Around 30 people were wounded on March 26 when two missiles fell on a market. Baghdad has said allied fire was responsible, while British officials have previously suggested Iraqi missiles might have malfunctioned and fallen back on the city.
Meanwhile, a total of 30 civilians were killed and 47 wounded in a second Baghdad market bombing on March 28.
"I understand why, when people see the carnage and the bloodshed, they feel very angry about it," Blair said.
"But I ask people not to treat these reports as correct until they are actually proven. There will be innocent civilians that are killed but we have done everything we possibly can to minimise this," he added.
The coalition has said there was no evidence that one of its missiles had caused the destruction in the residential area and suggested it might have been an Iraqi air defence missile that missed its target and fell back to earth.

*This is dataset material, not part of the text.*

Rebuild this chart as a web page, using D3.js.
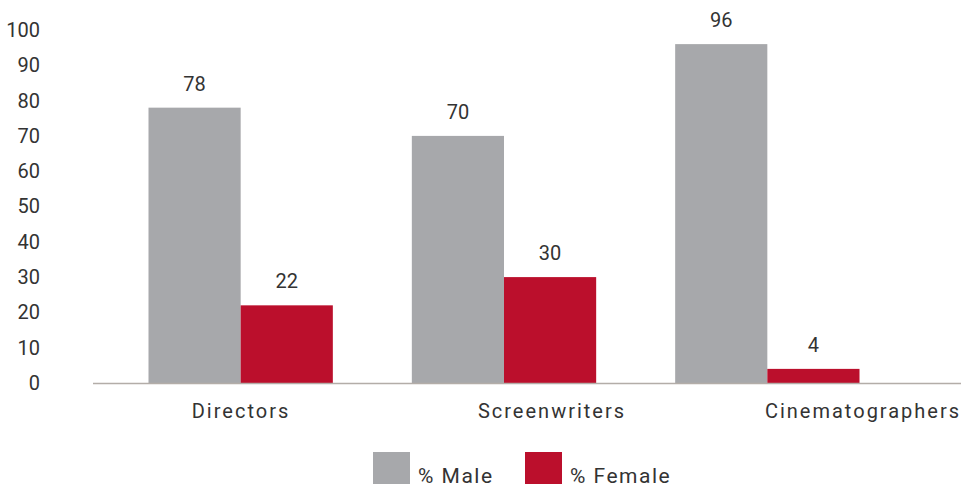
<!DOCTYPE html>
<html>
<head>
<meta charset="utf-8">
<script src="https://cdn.jsdelivr.net/npm/d3@7"></script>
<style>
  body { margin: 0; background: #fff; }
  text { font-family: Roboto, "Noto Sans", sans-serif; fill: #333; }
</style>
</head>
<body>
<script>
var w = 961;
var h = 487;

var categories = ["Directors", "Screenwriters", "Cinematographers"];
var seriesNames = ["% Male", "% Female"];
var maleValues = [78, 70, 96];
var femaleValues = [22, 30, 4];
var yTicks = [0, 10, 20, 30, 40, 50, 60, 70, 80, 90, 100];

var colors = ["#a7a8ab", "#bb0f2c"];

var dataset = categories.map((c, i) => {
    return {
        category: c,
        values: [
            { series: seriesNames[0], value: maleValues[i] },
            { series: seriesNames[1], value: femaleValues[i] }
        ]
    };
});

var svg = d3.select("body")
    .append("svg")
    .attr("width", w)
    .attr("height", h);

var xScale = d3.scaleBand()
    .domain(categories)
    .range([109, 899])
    .paddingInner(0.3)
    .paddingOuter(0.15);

var xInner = d3.scaleBand()
    .domain(seriesNames)
    .range([0, xScale.bandwidth()]);

// category labels sit a bit off the bar groups in the original
var labelScale = d3.scalePoint()
    .domain(categories)
    .range([241, 863]);

var yScale = d3.scaleLinear()
    .domain([0, 100])
    .range([383, 30]);

var color = d3.scaleOrdinal()
    .domain(seriesNames)
    .range(colors);

// y axis labels
var yAxis = d3.axisLeft()
    .scale(yScale)
    .tickValues(yTicks)
    .tickSize(0)
    .tickPadding(0);

var yG = svg.append("g")
    .attr("transform", "translate(40,0)")
    .call(yAxis);
yG.select(".domain").remove();
yG.selectAll("text")
    .style("font-family", "Roboto, sans-serif")
    .style("font-size", "20px")
    .attr("fill", "#333");

// bars
var groups = svg.selectAll(".group")
    .data(dataset)
    .enter()
    .append("g")
    .attr("class", "group")
    .attr("transform", d => `translate(${xScale(d.category)},0)`);

groups.selectAll("rect")
    .data(d => d.values)
    .enter()
    .append("rect")
    .attr("x", d => xInner(d.series))
    .attr("y", d => yScale(d.value))
    .attr("width", xInner.bandwidth())
    .attr("height", d => yScale(0) - yScale(d.value))
    .attr("fill", d => color(d.series));

groups.selectAll(".val")
    .data(d => d.values)
    .enter()
    .append("text")
    .attr("class", "val")
    .attr("x", d => xInner(d.series) + xInner.bandwidth() / 2)
    .attr("y", d => yScale(d.value) - 17)
    .attr("text-anchor", "middle")
    .style("font-size", "20px")
    .text(d => d.value);

// baseline
svg.append("line")
    .attr("x1", 93)
    .attr("x2", w)
    .attr("y1", yScale(0) + 0.5)
    .attr("y2", yScale(0) + 0.5)
    .attr("stroke", "#b3ada8")
    .attr("stroke-width", 1.5);

// category labels
svg.selectAll(".cat")
    .data(categories)
    .enter()
    .append("text")
    .attr("class", "cat")
    .attr("x", d => labelScale(d))
    .attr("y", 418)
    .attr("text-anchor", "middle")
    .style("font-size", "20px")
    .style("letter-spacing", "2px")
    .text(d => d);

// legend
var legendX = [373, 525];
var legend = svg.selectAll(".legend")
    .data(seriesNames)
    .enter()
    .append("g")
    .attr("class", "legend")
    .attr("transform", (d, i) => `translate(${legendX[i]},452)`);

legend.append("rect")
    .attr("width", 37)
    .attr("height", 32)
    .attr("fill", d => color(d));

legend.append("text")
    .attr("x", 45)
    .attr("y", 31)
    .style("font-size", "21px")
    .style("letter-spacing", "1.5px")
    .text(d => d);
</script>
</body>
</html>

Blair also promised in his interview that Britain and the United States would not abandon the people of Iraq and would not leave until Saddam Hussein has been removed from power.
In another interview, with the Arabic service of BBC World Service radio, Blair said that concerning civilian casualties, "I would say to people in Iraq, the numbers that have lost their lives (in the war) are only a small number compared with hundreds of thousands who have lost their lives under Saddam.
"Our pledge to the people of Iraq is to make sure that they get freedom, the ability to live their lives free from fear," Blair said.
He said: "The one thing that I want to make absolutely clear is that at the end of this, Iraq is not going to be run by Americans or by Britons, or by any other outside power.
"As soon as the process of transition is over, it's going to be run by Iraqi people and a broad, representative government, not a small clique, an elite around someone like Saddam," the prime minister said.
Blair said he wanted the transitional period between the end of the war and the establishment of an Iraqi-run interim authority to be as short as possible.
"As soon as the conflict ends, obviously there is a period of time when the country is stabilising.
"But as soon as possible we have got to put in place an Iraqi interim authority that will be run by Iraqis," he said, referring to what many believe with be either a UN or UN-military-run transitional administration.
He said the coalition was not planning to attack other countries in the region.
"There is no question of 'who next?'. We're in Iraq for a particular reason and this is not a war against Iraq, this is a war against Saddam." Blair said.
Blair said there was no plans to attack countries in the region like Syria and Iran.